▶ **Aim**
Pictures within the data are to be left out; everything else must be reproduced exactly.

--- start Data extract ---

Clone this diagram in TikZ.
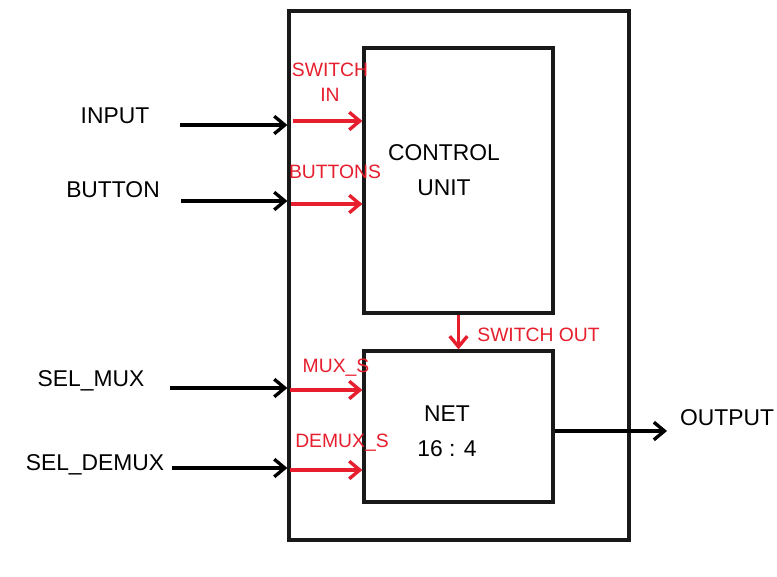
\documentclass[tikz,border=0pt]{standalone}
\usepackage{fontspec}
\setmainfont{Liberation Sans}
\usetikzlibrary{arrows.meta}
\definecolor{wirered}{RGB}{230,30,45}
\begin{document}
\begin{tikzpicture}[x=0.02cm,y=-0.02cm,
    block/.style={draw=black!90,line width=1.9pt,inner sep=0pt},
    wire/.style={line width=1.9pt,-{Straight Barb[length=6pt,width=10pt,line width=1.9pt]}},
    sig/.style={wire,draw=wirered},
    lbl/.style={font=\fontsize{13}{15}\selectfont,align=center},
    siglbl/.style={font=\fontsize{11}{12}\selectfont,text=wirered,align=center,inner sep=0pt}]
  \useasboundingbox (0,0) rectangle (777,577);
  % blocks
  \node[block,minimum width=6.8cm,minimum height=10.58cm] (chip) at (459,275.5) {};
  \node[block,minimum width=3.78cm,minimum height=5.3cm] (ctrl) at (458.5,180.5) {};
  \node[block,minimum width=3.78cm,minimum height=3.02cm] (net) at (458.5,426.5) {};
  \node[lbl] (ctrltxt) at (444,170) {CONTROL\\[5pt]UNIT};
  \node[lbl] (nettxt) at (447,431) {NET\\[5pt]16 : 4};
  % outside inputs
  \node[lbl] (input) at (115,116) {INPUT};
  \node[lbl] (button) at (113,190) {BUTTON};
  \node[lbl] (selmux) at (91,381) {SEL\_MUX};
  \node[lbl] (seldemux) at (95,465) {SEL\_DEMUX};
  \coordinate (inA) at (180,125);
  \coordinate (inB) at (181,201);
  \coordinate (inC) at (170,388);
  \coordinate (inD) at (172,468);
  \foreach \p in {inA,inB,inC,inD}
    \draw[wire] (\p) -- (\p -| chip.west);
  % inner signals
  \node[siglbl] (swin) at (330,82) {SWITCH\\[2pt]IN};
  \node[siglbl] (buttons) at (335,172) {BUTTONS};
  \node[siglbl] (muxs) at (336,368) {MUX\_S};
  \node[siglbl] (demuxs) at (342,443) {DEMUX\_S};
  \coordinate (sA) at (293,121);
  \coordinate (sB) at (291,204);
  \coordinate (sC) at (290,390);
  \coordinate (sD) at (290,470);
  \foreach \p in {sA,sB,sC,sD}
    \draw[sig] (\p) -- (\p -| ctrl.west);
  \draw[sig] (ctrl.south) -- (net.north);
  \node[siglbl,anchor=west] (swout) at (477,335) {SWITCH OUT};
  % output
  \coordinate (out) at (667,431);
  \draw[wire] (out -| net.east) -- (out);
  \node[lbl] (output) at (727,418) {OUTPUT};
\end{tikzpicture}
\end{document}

--- end Data extract ---

▶ **Result for this exercise**
Clone this diagram in TikZ.
\documentclass[tikz,border=0pt]{standalone}
\usepackage{fontspec}
\setmainfont{Liberation Sans}
\usetikzlibrary{arrows.meta}
\definecolor{wirered}{RGB}{230,30,45}
\begin{document}
\begin{tikzpicture}[x=0.02cm,y=-0.02cm,
    block/.style={draw=black!90,line width=1.9pt,inner sep=0pt},
    wire/.style={line width=1.9pt,-{Straight Barb[length=6pt,width=10pt,line width=1.9pt]}},
    sig/.style={wire,draw=wirered},
    lbl/.style={font=\fontsize{13}{15}\selectfont,align=center},
    siglbl/.style={font=\fontsize{11}{12}\selectfont,text=wirered,align=center,inner sep=0pt}]
  \useasboundingbox (0,0) rectangle (777,577);
  % blocks
  \node[block,minimum width=6.8cm,minimum height=10.58cm] (chip) at (459,275.5) {};
  \node[block,minimum width=3.78cm,minimum height=5.3cm] (ctrl) at (458.5,180.5) {};
  \node[block,minimum width=3.78cm,minimum height=3.02cm] (net) at (458.5,426.5) {};
  \node[lbl] (ctrltxt) at (444,170) {CONTROL\\[5pt]UNIT};
  \node[lbl] (nettxt) at (447,431) {NET\\[5pt]16 : 4};
  % outside inputs
  \node[lbl] (input) at (115,116) {INPUT};
  \node[lbl] (button) at (113,190) {BUTTON};
  \node[lbl] (selmux) at (91,381) {SEL\_MUX};
  \node[lbl] (seldemux) at (95,465) {SEL\_DEMUX};
  \coordinate (inA) at (180,125);
  \coordinate (inB) at (181,201);
  \coordinate (inC) at (170,388);
  \coordinate (inD) at (172,468);
  \foreach \p in {inA,inB,inC,inD}
    \draw[wire] (\p) -- (\p -| chip.west);
  % inner signals
  \node[siglbl] (swin) at (330,82) {SWITCH\\[2pt]IN};
  \node[siglbl] (buttons) at (335,172) {BUTTONS};
  \node[siglbl] (muxs) at (336,368) {MUX\_S};
  \node[siglbl] (demuxs) at (342,443) {DEMUX\_S};
  \coordinate (sA) at (293,121);
  \coordinate (sB) at (291,204);
  \coordinate (sC) at (290,390);
  \coordinate (sD) at (290,470);
  \foreach \p in {sA,sB,sC,sD}
    \draw[sig] (\p) -- (\p -| ctrl.west);
  \draw[sig] (ctrl.south) -- (net.north);
  \node[siglbl,anchor=west] (swout) at (477,335) {SWITCH OUT};
  % output
  \coordinate (out) at (667,431);
  \draw[wire] (out -| net.east) -- (out);
  \node[lbl] (output) at (727,418) {OUTPUT};
\end{tikzpicture}
\end{document}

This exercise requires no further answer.